▸ Challenge
Return each line of the listing below, unchanged, and omit the images.

▸ Data provided
--*--

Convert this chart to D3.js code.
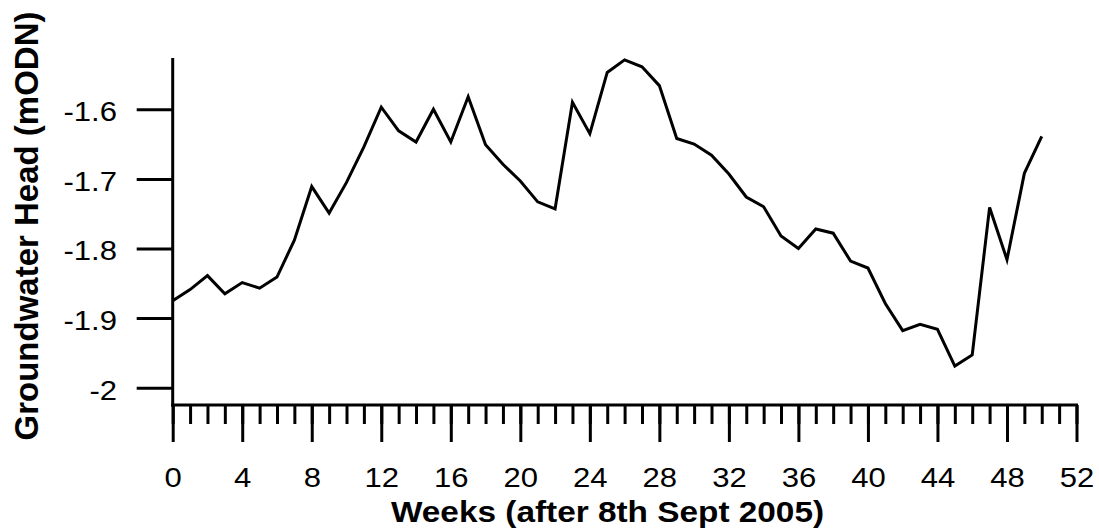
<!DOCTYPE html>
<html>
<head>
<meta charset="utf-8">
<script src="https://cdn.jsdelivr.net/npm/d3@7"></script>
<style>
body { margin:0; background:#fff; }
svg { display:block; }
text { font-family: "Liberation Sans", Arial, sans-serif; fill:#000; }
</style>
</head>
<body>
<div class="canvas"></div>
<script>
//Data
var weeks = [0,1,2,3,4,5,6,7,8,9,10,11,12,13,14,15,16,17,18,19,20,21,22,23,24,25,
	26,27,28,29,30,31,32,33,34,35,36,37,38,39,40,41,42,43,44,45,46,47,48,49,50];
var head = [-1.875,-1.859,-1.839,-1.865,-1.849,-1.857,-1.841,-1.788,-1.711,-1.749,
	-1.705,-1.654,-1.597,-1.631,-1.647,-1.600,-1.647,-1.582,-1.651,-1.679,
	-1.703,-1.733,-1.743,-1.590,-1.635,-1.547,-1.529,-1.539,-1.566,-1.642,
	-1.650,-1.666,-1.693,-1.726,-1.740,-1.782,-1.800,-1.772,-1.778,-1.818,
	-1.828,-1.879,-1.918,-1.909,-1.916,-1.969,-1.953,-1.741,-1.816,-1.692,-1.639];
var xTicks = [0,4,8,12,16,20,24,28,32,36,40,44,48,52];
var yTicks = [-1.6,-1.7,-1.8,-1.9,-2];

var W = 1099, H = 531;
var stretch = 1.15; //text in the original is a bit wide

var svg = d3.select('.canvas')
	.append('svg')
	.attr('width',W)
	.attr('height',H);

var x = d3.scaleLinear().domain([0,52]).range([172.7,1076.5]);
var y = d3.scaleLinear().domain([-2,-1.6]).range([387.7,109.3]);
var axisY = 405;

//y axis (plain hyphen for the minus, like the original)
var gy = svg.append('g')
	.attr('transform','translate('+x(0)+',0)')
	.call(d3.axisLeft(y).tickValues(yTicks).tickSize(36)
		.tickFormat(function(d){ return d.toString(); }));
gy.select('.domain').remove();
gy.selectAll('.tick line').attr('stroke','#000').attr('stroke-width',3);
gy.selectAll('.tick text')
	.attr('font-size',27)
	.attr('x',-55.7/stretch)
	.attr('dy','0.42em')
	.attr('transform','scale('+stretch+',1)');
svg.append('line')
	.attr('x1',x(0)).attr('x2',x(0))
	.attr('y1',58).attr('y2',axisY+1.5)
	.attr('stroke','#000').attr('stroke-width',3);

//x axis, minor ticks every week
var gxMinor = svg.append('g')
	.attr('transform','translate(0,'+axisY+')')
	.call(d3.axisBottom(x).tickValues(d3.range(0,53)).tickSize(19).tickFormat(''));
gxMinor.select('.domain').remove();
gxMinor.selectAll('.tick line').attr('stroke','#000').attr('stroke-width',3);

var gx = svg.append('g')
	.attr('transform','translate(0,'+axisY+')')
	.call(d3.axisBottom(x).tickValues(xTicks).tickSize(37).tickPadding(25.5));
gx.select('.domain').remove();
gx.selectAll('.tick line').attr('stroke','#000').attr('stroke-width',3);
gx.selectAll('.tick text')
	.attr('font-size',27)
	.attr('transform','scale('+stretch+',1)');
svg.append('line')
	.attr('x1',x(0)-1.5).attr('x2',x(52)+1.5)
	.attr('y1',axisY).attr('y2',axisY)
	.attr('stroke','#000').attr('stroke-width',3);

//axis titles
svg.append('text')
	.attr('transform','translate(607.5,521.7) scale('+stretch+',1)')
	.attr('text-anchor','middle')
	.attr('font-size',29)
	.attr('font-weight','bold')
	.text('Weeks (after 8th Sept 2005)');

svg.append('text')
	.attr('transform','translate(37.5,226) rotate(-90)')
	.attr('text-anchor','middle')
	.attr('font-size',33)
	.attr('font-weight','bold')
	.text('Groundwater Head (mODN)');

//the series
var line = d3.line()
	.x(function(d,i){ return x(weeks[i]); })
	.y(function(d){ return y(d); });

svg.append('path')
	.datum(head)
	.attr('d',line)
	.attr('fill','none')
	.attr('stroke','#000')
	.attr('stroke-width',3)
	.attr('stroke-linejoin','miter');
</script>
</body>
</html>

--*--

▸ Exercise output
Convert this chart to D3.js code.
<!DOCTYPE html>
<html>
<head>
<meta charset="utf-8">
<script src="https://cdn.jsdelivr.net/npm/d3@7"></script>
<style>
body { margin:0; background:#fff; }
svg { display:block; }
text { font-family: "Liberation Sans", Arial, sans-serif; fill:#000; }
</style>
</head>
<body>
<div class="canvas"></div>
<script>
//Data
var weeks = [0,1,2,3,4,5,6,7,8,9,10,11,12,13,14,15,16,17,18,19,20,21,22,23,24,25,
	26,27,28,29,30,31,32,33,34,35,36,37,38,39,40,41,42,43,44,45,46,47,48,49,50];
var head = [-1.875,-1.859,-1.839,-1.865,-1.849,-1.857,-1.841,-1.788,-1.711,-1.749,
	-1.705,-1.654,-1.597,-1.631,-1.647,-1.600,-1.647,-1.582,-1.651,-1.679,
	-1.703,-1.733,-1.743,-1.590,-1.635,-1.547,-1.529,-1.539,-1.566,-1.642,
	-1.650,-1.666,-1.693,-1.726,-1.740,-1.782,-1.800,-1.772,-1.778,-1.818,
	-1.828,-1.879,-1.918,-1.909,-1.916,-1.969,-1.953,-1.741,-1.816,-1.692,-1.639];
var xTicks = [0,4,8,12,16,20,24,28,32,36,40,44,48,52];
var yTicks = [-1.6,-1.7,-1.8,-1.9,-2];

var W = 1099, H = 531;
var stretch = 1.15; //text in the original is a bit wide

var svg = d3.select('.canvas')
	.append('svg')
	.attr('width',W)
	.attr('height',H);

var x = d3.scaleLinear().domain([0,52]).range([172.7,1076.5]);
var y = d3.scaleLinear().domain([-2,-1.6]).range([387.7,109.3]);
var axisY = 405;

//y axis (plain hyphen for the minus, like the original)
var gy = svg.append('g')
	.attr('transform','translate('+x(0)+',0)')
	.call(d3.axisLeft(y).tickValues(yTicks).tickSize(36)
		.tickFormat(function(d){ return d.toString(); }));
gy.select('.domain').remove();
gy.selectAll('.tick line').attr('stroke','#000').attr('stroke-width',3);
gy.selectAll('.tick text')
	.attr('font-size',27)
	.attr('x',-55.7/stretch)
	.attr('dy','0.42em')
	.attr('transform','scale('+stretch+',1)');
svg.append('line')
	.attr('x1',x(0)).attr('x2',x(0))
	.attr('y1',58).attr('y2',axisY+1.5)
	.attr('stroke','#000').attr('stroke-width',3);

//x axis, minor ticks every week
var gxMinor = svg.append('g')
	.attr('transform','translate(0,'+axisY+')')
	.call(d3.axisBottom(x).tickValues(d3.range(0,53)).tickSize(19).tickFormat(''));
gxMinor.select('.domain').remove();
gxMinor.selectAll('.tick line').attr('stroke','#000').attr('stroke-width',3);

var gx = svg.append('g')
	.attr('transform','translate(0,'+axisY+')')
	.call(d3.axisBottom(x).tickValues(xTicks).tickSize(37).tickPadding(25.5));
gx.select('.domain').remove();
gx.selectAll('.tick line').attr('stroke','#000').attr('stroke-width',3);
gx.selectAll('.tick text')
	.attr('font-size',27)
	.attr('transform','scale('+stretch+',1)');
svg.append('line')
	.attr('x1',x(0)-1.5).attr('x2',x(52)+1.5)
	.attr('y1',axisY).attr('y2',axisY)
	.attr('stroke','#000').attr('stroke-width',3);

//axis titles
svg.append('text')
	.attr('transform','translate(607.5,521.7) scale('+stretch+',1)')
	.attr('text-anchor','middle')
	.attr('font-size',29)
	.attr('font-weight','bold')
	.text('Weeks (after 8th Sept 2005)');

svg.append('text')
	.attr('transform','translate(37.5,226) rotate(-90)')
	.attr('text-anchor','middle')
	.attr('font-size',33)
	.attr('font-weight','bold')
	.text('Groundwater Head (mODN)');

//the series
var line = d3.line()
	.x(function(d,i){ return x(weeks[i]); })
	.y(function(d){ return y(d); });

svg.append('path')
	.datum(head)
	.attr('d',line)
	.attr('fill','none')
	.attr('stroke','#000')
	.attr('stroke-width',3)
	.attr('stroke-linejoin','miter');
</script>
</body>
</html>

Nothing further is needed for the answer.